In my opinion, the whole flight recorder aspect may be a bit outdated. With available wi-fi and radio technologies, you could, conceivably, transmit all data to several ground stations (for redundancy), so no on-board recorder will be needed (think about it: some of the airlines already have onboard wi-fi. Data can be easily transmitted). That way, many more people and much better computers on the ground can monitor planes in real time, and alert whenever something goes out of whack, long time before the pilots notice a problem (pro-active, rather than reactive, approach).

It's hard to put a number on how many accidents were prevented and lives saved due to lessons learned from black boxes salvaged from past accidents. From a pure, scientific point of view, this looks like one of the single instances in human progress where learning from past mistakes actually prevents repeating them.
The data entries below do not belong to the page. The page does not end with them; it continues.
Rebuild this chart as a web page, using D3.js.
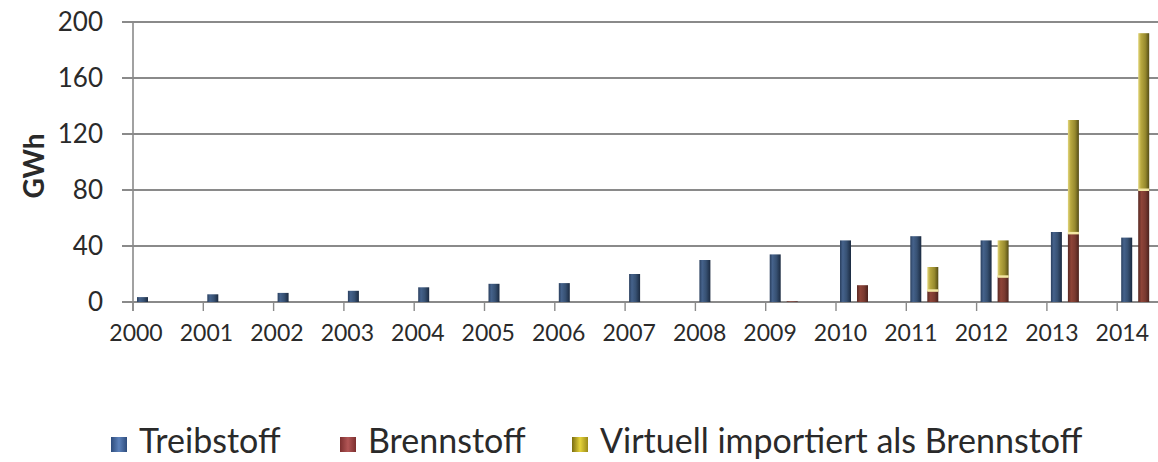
<!DOCTYPE html>
<html>
<head>
<meta charset="utf-8">
<script src="https://cdn.jsdelivr.net/npm/d3@7"></script>
<style>
  html, body { margin: 0; padding: 0; background: #fff; }
  svg { display: block; }
  text { font-family: Lato, "Open Sans", sans-serif; fill: #222; }
</style>
</head>
<body>
<svg id="chart" width="1158" height="462"></svg>
<script>
// Energy amounts per year in GWh
const years = ["2000","2001","2002","2003","2004","2005","2006","2007","2008","2009","2010","2011","2012","2013","2014"];
const treibstoff = [3.5, 5.5, 6.5, 8, 10.5, 13, 13.5, 20, 30, 34, 44, 47, 44, 50, 46];
const brennstoff = [0, 0, 0, 0, 0, 0, 0, 0, 0, 0.5, 12, 8, 18, 49, 80];
const virtuell = [0, 0, 0, 0, 0, 0, 0, 0, 0, 0, 0, 17, 26, 81, 112];
const yTicks = [0, 40, 80, 120, 160, 200];
const seriesNames = ["Treibstoff", "Brennstoff", "Virtuell importiert als Brennstoff"];
const yTitle = "GWh";

const svg = d3.select("#chart");

const plot = { left: 133, top: 22, bottom: 302, step: 70.3 };

const x = d3.scaleBand()
  .domain(years)
  .range([plot.left, plot.left + plot.step * years.length])
  .paddingInner(0).paddingOuter(0);

// slots inside each year: single bar, then stacked bar
const sub = d3.scaleBand()
  .domain(["single", "stack"])
  .range([4, 32])
  .paddingInner(0.353).paddingOuter(0);

// year labels sit slightly right of their tick marks
const labelX = d3.scalePoint()
  .domain(years)
  .range([plot.left + 3, plot.left + 3 + 70.45 * (years.length - 1)]);

const y = d3.scaleLinear().domain([0, 200]).range([plot.bottom, plot.top]);

// gradients for the bar fills
const defs = svg.append("defs");
function grad(id, stops) {
  const g = defs.append("linearGradient").attr("id", id)
    .attr("x1", "0%").attr("x2", "100%").attr("y1", "0%").attr("y2", "0%");
  stops.forEach(([o, c]) => g.append("stop").attr("offset", o).attr("stop-color", c));
}
grad("gBlue", [["0%", "#2a3f5e"], ["25%", "#45628b"], ["60%", "#375173"], ["100%", "#1b2a40"]]);
grad("gRed", [["0%", "#5a2a24"], ["30%", "#8e4438"], ["65%", "#7a3a30"], ["100%", "#4a221d"]]);
grad("gYellow", [["0%", "#e2d67c"], ["25%", "#b8a840"], ["65%", "#978a2e"], ["100%", "#544c16"]]);
grad("lBlue", [["0%", "#2e4c7c"], ["50%", "#5d82bb"], ["100%", "#2e4c7c"]]);
grad("lRed", [["0%", "#7c2f2f"], ["50%", "#b25656"], ["100%", "#7c2f2f"]]);
grad("lYellow", [["0%", "#7a6c10"], ["50%", "#e6d43a"], ["100%", "#9a8a18"]]);

// horizontal grid lines with small outward ticks
svg.append("g").selectAll("line").data(yTicks).join("line")
  .attr("x1", plot.left - 11)
  .attr("x2", x.range()[1])
  .attr("y1", d => y(d)).attr("y2", d => y(d))
  .attr("stroke", "#8a8a8a").attr("stroke-width", 1.8);

// y tick labels
svg.append("g").selectAll("text").data(yTicks).join("text")
  .attr("x", 103)
  .attr("y", d => y(d))
  .attr("dy", "0.36em")
  .attr("text-anchor", "end")
  .style("font-size", "26px")
  .style("fill", "#2a2a2a")
  .text(d => d);

// y axis title
svg.append("text")
  .attr("transform", `translate(44,${(y(0) + y(200)) / 2 + 4}) rotate(-90)`)
  .attr("text-anchor", "middle")
  .style("font-size", "28px")
  .style("font-weight", "bold")
  .style("fill", "#2a2a2a")
  .text(yTitle);

// vertical axis line
svg.append("line")
  .attr("x1", plot.left).attr("x2", plot.left)
  .attr("y1", y(200)).attr("y2", plot.bottom + 9)
  .attr("stroke", "#8a8a8a").attr("stroke-width", 1.6);

// category tick marks
svg.append("g").selectAll("line").data(years).join("line")
  .attr("x1", d => x(d)).attr("x2", d => x(d))
  .attr("y1", plot.bottom).attr("y2", plot.bottom + 9)
  .attr("stroke", "#8a8a8a").attr("stroke-width", 1.4);

// single bars (Treibstoff)
svg.append("g").selectAll("rect").data(years).join("rect")
  .attr("x", d => x(d) + sub("single"))
  .attr("width", sub.bandwidth())
  .attr("y", (d, i) => y(treibstoff[i]))
  .attr("height", (d, i) => y(0) - y(treibstoff[i]))
  .attr("fill", "url(#gBlue)");

// stacked bars: Brennstoff with Virtuell on top
const stackRows = years.map((yr, i) => ({ year: yr, brennstoff: brennstoff[i], virtuell: virtuell[i] }));
const stacked = d3.stack().keys(["brennstoff", "virtuell"])(stackRows);
const fills = { brennstoff: "url(#gRed)", virtuell: "url(#gYellow)" };

stacked.forEach(layer => {
  svg.append("g").selectAll("rect").data(layer.filter(d => d[1] > d[0])).join("rect")
    .attr("x", d => x(d.data.year) + sub("stack"))
    .attr("width", sub.bandwidth())
    .attr("y", d => y(d[1]))
    .attr("height", d => y(d[0]) - y(d[1]))
    .attr("fill", fills[layer.key]);
});

// light seam where the yellow segment sits on the red one
svg.append("g").selectAll("rect")
  .data(stackRows.filter(d => d.brennstoff > 0 && d.virtuell > 0)).join("rect")
  .attr("x", d => x(d.year) + sub("stack"))
  .attr("width", sub.bandwidth())
  .attr("y", d => y(d.brennstoff) - 1.5)
  .attr("height", 2.5)
  .attr("fill", "#f3e7a4");

// year labels
svg.append("g").selectAll("text").data(years).join("text")
  .attr("x", d => labelX(d))
  .attr("y", 341)
  .attr("text-anchor", "middle")
  .style("font-size", "23px")
  .style("fill", "#2a2a2a")
  .text(d => d);

// legend
const legendX = [139, 368, 600];
const legendFill = ["url(#lBlue)", "url(#lRed)", "url(#lYellow)"];
const legend = svg.append("g").selectAll("g").data(seriesNames).join("g")
  .attr("transform", (d, i) => `translate(${legendX[i]},453)`);
legend.append("rect")
  .attr("x", -28).attr("y", -16).attr("width", 16).attr("height", 15)
  .attr("fill", (d, i) => legendFill[i]);
legend.append("text")
  .attr("x", 0).attr("y", 0)
  .style("font-size", "34px")
  .style("fill", "#2a2a2a")
  .text(d => d);
</script>
</body>
</html>
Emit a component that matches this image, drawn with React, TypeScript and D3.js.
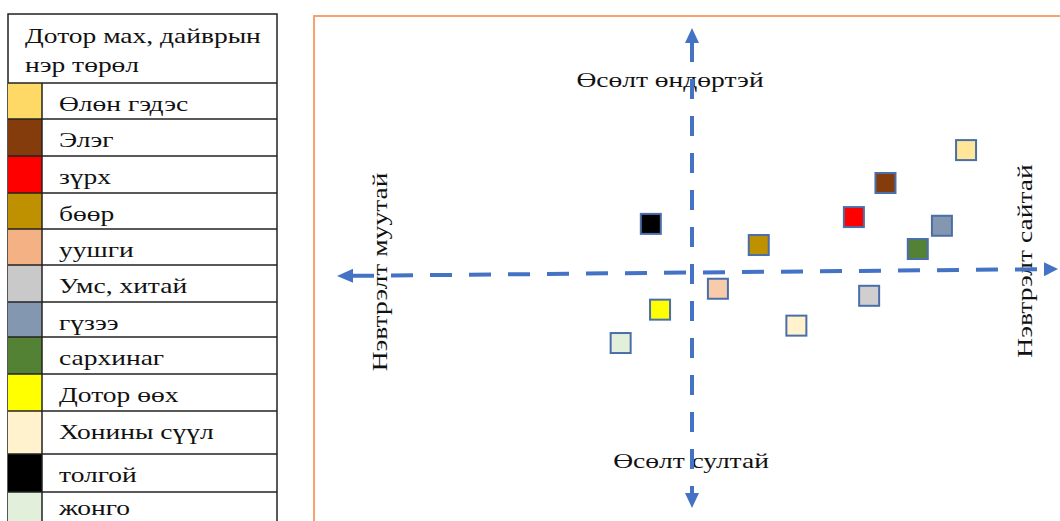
import React from "react";
import * as d3 from "d3";

// Categories (legend order)
const categories = [
  "Өлөн гэдэс",
  "Элэг",
  "зүрх",
  "бөөр",
  "уушги",
  "Умс, хитай",
  "гүзээ",
  "сархинаг",
  "Дотор өөх",
  "Хонины сүүл",
  "толгой",
  "жонго",
];
const legendColors = [
  "#FFD966",
  "#843C0C",
  "#FF0000",
  "#BF9000",
  "#F4B183",
  "#C9C9C9",
  "#8497B0",
  "#548235",
  "#FFFF00",
  "#FFF2CC",
  "#000000",
  "#E2EFDA",
];
const markerColors = [
  "#FFE699",
  "#843C0C",
  "#FF0000",
  "#BF9000",
  "#F8CBAD",
  "#D0CECE",
  "#8497B0",
  "#548235",
  "#FFFF00",
  "#FFF2CC",
  "#000000",
  "#E2EFDA",
];
// Penetration (x) and growth (y), relative units, origin at axes cross
const penetration = [7.72, 5.45, 4.56, 1.88, 0.73, 4.99, 7.04, 6.36, -0.9, 2.94, -1.16, -2.01];
const growth = [5.23, 3.83, 2.38, 1.19, -0.67, -0.97, 2.01, 1.02, -1.56, -2.24, 2.09, -2.98];

const legendTitle = ["Дотор мах, дайврын", "нэр төрөл"];
const axisLabels = {
  top: "Өсөлт өндөртэй",
  bottom: "Өсөлт султай",
  left: "Нэвтрэлт муутай",
  right: "Нэвтрэлт сайтай",
};

const W = 1060;
const H = 521;
const FONT = "'Liberation Serif', 'Times New Roman', serif";
const BLUE = "#4472C4";
const SX = 1.25;

function T({ x, y, rot = 0, anchor = "start", children }: any) {
  return (
    <text
      transform={`translate(${x},${y}) rotate(${rot}) scale(${SX},1)`}
      textAnchor={anchor}
    >
      {children}
    </text>
  );
}

export default function App() {
  const x = d3.scaleLinear().domain([-10, 10]).range([337, 1047]);
  const y = d3.scaleLinear().domain([-10, 10]).range([508, 38]);
  // slight tilt of horizontal axis as in the source
  const hTilt = (px: number) => 276 - ((px - 337) * 7) / 721;

  const rowEdges = [83, 119, 156, 193, 229, 265, 302, 337, 374, 411, 454, 492, 530];
  const lx0 = 8, lx1 = 277, sw = 42, ly0 = 14;

  const sq = 20;
  const ax = x(0);

  return (
    <svg width={W} height={H} style={{ position: "absolute", left: 0, top: 0, background: "#fff" }}>
      {/* Legend table */}
      <g fontFamily={FONT} fontSize={22} fill="#111">
        <rect x={lx0} y={ly0} width={lx1 - lx0} height={H + 20} fill="#fff" stroke="#222" strokeWidth={1.5} />
        <T x={25} y={43}>{legendTitle[0]}</T>
        <T x={25} y={72}>{legendTitle[1]}</T>
        {categories.map((c, i) => (
          <g key={c}>
            <rect x={lx0} y={rowEdges[i]} width={sw - lx0} height={rowEdges[i + 1] - rowEdges[i]} fill={legendColors[i]} />
            <line x1={lx0} x2={lx1} y1={rowEdges[i]} y2={rowEdges[i]} stroke="#222" strokeWidth={1.5} />
            <T x={59} y={Math.min(rowEdges[i] + 28, 515)}>{c}</T>
          </g>
        ))}
        <line x1={sw} x2={sw} y1={rowEdges[0]} y2={H} stroke="#222" strokeWidth={1.5} />
      </g>

      {/* Chart frame */}
      <rect x={314} y={16} width={W} height={H} fill="none" stroke="#F7A26A" strokeWidth={2} />

      {/* Axis labels */}
      <g fontFamily={FONT} fontSize={22} fill="#111">
        <T x={670} y={87} anchor="middle">{axisLabels.top}</T>
        <T x={691} y={468} anchor="middle">{axisLabels.bottom}</T>
        <T x={387} y={272} rot={-90} anchor="middle">{axisLabels.left}</T>
        <T x={1032} y={261} rot={-90} anchor="middle">{axisLabels.right}</T>
      </g>

      {/* Axes */}
      <g stroke={BLUE} strokeWidth={4} fill="none">
        <line x1={352} y1={hTilt(352)} x2={1044} y2={hTilt(1044)} strokeDasharray="22 17" />
        <line x1={ax} y1={42} x2={ax} y2={494} strokeDasharray="20 17" />
      </g>
      <g fill={BLUE}>
        <polygon points={`337,${hTilt(337)} 353,${hTilt(353) - 7} 353,${hTilt(353) + 7}`} />
        <polygon points={`1058,${hTilt(1058)} 1044,${hTilt(1044) - 7} 1044,${hTilt(1044) + 7}`} />
        <polygon points={`${ax},28 ${ax - 7},43 ${ax + 7},43`} />
        <polygon points={`${ax},508 ${ax - 7},493 ${ax + 7},493`} />
      </g>

      {/* Points */}
      <g>
        {categories.map((c, i) => (
          <rect
            key={c}
            x={x(penetration[i]) - sq / 2}
            y={y(growth[i]) - sq / 2}
            width={sq}
            height={sq}
            fill={markerColors[i]}
            stroke="#4A6FA8"
            strokeWidth={2}
          />
        ))}
      </g>
    </svg>
  );
}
Read more about flight recorders here.

Monday, March 2, 2009

Consumer Rants: Continental

This post may single out Continental airlines, but is targeted at all airlines using code-sharing as an excuse to deny people of their hard-earned miles.

At the beginning of the month, I traveled to the UK on a Continental airlines flight operated by Virgin Atlantic. Since then, I have not been credited my miles (about 10k of them).

The Continental site provides an automatic way to add uncredited miles. I could still see my trip in my online account. I went through the form and got "an error occurred - please call the office in Houston". I called their office, waited on line for 7 minutes, and got a rep who spent 10 minutes trying to find my flight in her system. No matter what info I gave her, she claimed she has no way to confirm i actually flew on that flight. Finally, she told me to mail my receipt and boarding passes, if I ever want to see those miles. She blamed Virgin for the mishap.

Few things irritate me:
  1. In this day and age, why mail stuff if you can email it (or fax it, if Continental doesn't have access to email)?

  2. I haven't touched a paper ticket in years. I only use eTickets and printouts and other online means of checking in. Yet time and again I'm being asked for that little piece of paper called "boarding pass". Why have computers been inveneted? To allow people to trade in paper more easily???
    (And since I am in California, I'm mandated by law to add: "think of all the trees dying for those pieces of paper..." razz).

  3. Why do companies blame their code share partner for missing miles? I bought a ticket from Continental. They chose to fly me with Virgin - and now they refer me to Virgin to prove I was on the flight?
    This is the kind of shoddy behavior used by web sites that sell merchendise and then let you to fend on your own against an unknown 3rd party when the merchendise misbehaves. Where is the BBB when you need it?

  4. Finally, and this is the most irritating point: Continental got paid for this flight. They charged my credit card before I set one foot on that plane. How can they ask for proof? Proof of what? The way I see it, I'm entitled to those miles the second I pay for the flight. Me being or not being on a plane has nothing to do with that benefit.
In summation, let me say this: Continental (or any other airline): if you can't find proof I was on a flight, please refund my money. You must have charged it by mistake. Oh, and please send my money back by mail.